The when may not likely happen until March, at the earliest and perhaps the summer of 2017 at the latest. “The Notorious” will take some well deserved time off, but it’s the list of potential opponents who will suffer the most from his absence.

First off there’s Jose Aldo Jr., the interim champ at 145 lbs, who has been clamoring for a rematch with McGregor. For now, the Brazilian will have to not only wait for his chance to fight Conor, but react to what the UFC will do with the title picture. If they strip McGregor and remove the interim label from Aldo’s title, you just know the Irishman will have an absolute field day with that one.

And should the UFC make Jose the official champ, Max Holloway seems to be the consensus challenger to the featherweight crown. Problem is, Jose isn’t interested in him … he only wants McGregor.

Frankie Edgar is not really going to be an option for Aldo, as he defeated him in his last bout, and is already 2-0 vs. the New Jersey native. To wit, with Conor putting himself on the sidelines, Frankie has hinted that he will pay close attention to 135 lbs champ, Dominick Cruz, who is set to take on Cody Garbrandt at UFC 207.

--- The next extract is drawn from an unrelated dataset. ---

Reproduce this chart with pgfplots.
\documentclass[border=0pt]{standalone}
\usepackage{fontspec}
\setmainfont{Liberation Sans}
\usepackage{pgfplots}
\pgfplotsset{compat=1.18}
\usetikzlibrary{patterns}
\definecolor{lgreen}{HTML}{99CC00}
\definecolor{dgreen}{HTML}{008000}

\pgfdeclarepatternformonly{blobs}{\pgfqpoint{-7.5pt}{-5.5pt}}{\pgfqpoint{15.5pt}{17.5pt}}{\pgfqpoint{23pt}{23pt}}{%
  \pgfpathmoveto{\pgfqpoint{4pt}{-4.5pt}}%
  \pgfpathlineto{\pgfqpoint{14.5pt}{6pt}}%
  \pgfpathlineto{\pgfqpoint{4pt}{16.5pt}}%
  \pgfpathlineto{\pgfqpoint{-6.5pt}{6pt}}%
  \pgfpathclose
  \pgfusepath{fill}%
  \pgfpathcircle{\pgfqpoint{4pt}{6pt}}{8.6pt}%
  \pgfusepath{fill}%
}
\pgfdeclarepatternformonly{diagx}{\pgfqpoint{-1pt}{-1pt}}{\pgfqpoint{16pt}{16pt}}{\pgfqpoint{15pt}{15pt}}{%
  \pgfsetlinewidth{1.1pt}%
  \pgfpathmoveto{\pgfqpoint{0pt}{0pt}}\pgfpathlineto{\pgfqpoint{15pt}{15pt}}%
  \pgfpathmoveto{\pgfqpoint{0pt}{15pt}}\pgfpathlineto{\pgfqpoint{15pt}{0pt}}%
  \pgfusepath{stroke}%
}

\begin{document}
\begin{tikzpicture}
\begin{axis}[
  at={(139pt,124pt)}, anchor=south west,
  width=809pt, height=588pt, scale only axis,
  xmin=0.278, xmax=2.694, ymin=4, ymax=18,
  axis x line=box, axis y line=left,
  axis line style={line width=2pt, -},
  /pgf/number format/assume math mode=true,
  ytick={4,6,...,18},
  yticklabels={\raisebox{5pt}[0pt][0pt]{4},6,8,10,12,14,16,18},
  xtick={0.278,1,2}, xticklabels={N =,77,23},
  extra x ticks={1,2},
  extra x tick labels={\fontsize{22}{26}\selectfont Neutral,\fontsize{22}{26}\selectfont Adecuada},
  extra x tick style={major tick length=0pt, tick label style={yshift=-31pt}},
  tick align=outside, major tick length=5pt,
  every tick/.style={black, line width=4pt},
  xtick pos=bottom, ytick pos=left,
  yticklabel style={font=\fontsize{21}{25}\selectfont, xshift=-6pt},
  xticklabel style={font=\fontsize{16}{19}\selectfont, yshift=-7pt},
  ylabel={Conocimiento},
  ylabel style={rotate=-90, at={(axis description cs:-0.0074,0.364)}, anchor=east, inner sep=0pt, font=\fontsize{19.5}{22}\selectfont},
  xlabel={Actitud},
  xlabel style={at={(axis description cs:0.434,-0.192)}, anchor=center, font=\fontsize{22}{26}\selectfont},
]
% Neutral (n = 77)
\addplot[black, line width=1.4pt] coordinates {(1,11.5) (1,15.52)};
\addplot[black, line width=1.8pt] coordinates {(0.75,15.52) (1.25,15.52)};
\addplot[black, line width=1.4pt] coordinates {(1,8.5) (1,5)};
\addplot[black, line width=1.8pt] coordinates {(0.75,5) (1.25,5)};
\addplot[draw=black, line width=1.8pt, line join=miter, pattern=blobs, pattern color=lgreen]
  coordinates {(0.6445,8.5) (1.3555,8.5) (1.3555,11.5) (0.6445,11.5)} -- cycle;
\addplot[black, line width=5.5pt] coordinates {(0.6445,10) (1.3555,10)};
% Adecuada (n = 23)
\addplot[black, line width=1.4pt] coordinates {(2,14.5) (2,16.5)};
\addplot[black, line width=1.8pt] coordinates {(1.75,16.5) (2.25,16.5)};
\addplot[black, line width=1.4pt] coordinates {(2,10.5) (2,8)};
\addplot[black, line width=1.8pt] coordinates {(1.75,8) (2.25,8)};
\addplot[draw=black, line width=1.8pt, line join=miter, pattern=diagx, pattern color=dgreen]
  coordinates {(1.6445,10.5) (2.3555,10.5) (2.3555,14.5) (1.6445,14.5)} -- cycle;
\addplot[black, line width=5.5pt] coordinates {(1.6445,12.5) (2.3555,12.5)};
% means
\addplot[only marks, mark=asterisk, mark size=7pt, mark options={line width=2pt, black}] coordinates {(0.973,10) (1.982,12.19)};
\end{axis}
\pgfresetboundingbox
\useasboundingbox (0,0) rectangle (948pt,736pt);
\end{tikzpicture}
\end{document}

Then there’s the bottleneck between lightweights Tony Ferguson and Khabib Nurmagomedov. Both gentlemen can make the argument they deserve to be Conor’s first title defence. Tony earned it with his victory over former champ Rafael Dos Anjos will Khabib solidified his title shot by remaining undefeated in a dominating performance on Saturday night vs. Michael Johnson.

When it comes Ferguson, it appears Conor doesn’t even want to hear that name. As for Nurmagomedov, who called McGregor “a chicken”, the champ stated the Dagestani fighter has much more to prove before getting a title shot.

There’s been speculation (i.e. Conor planting the seed) that McGregor would like to fight Tyron Woodley, a long shot of a bout that would see the Irishman attempt to fight and win a third title in just as many divisions. Everybody in both camps would likely be down for it (and the payday) but there’s a fat chance that it will happen.

Woodley will likely have to focus on rematching the man he fought to a majority with on Saturday night: Stephen Thompson. Add to the fact Demian Maia is also the other man who deserves the title shot, and the UFC has a third division that needs to have some sifting and filtering in serious mandatory fashion.

And how about the trilogy bout between McGregor and Nate Diaz? That’s just another bout that can easily be put together, at 155 lbs, that would be a cash cow for the organization. Heck, even Diaz was ready to reintroduce the option to his rival, as he crashed Conor’s victory after-party at a New York club early Saturday morning.

While McGregor has numerous options inside the octagon, it’s perhaps the battle he has started outside of the cage that will soon be making larger headlines.

He, along with a few other big names, are beginning to challenge the new UFC ownership with serious demands the organization will have to seriously navigate. Conor knows just how much revenue he generates for the organization, yet his pay is a tiny percentage compared to the overall piece of the revenue pie.

This was something that was predicted quite some time ago by yours truly and few others in the media and MMA industry. And Conor isn’t the only big name looking to ask (and try and take) a bigger piece of the pie. The Irishman wants a piece of UFC ownership. Others want more than what they state is a small percentage of payment compared to the 50/50 revenue split other athletes from other sports are receiving.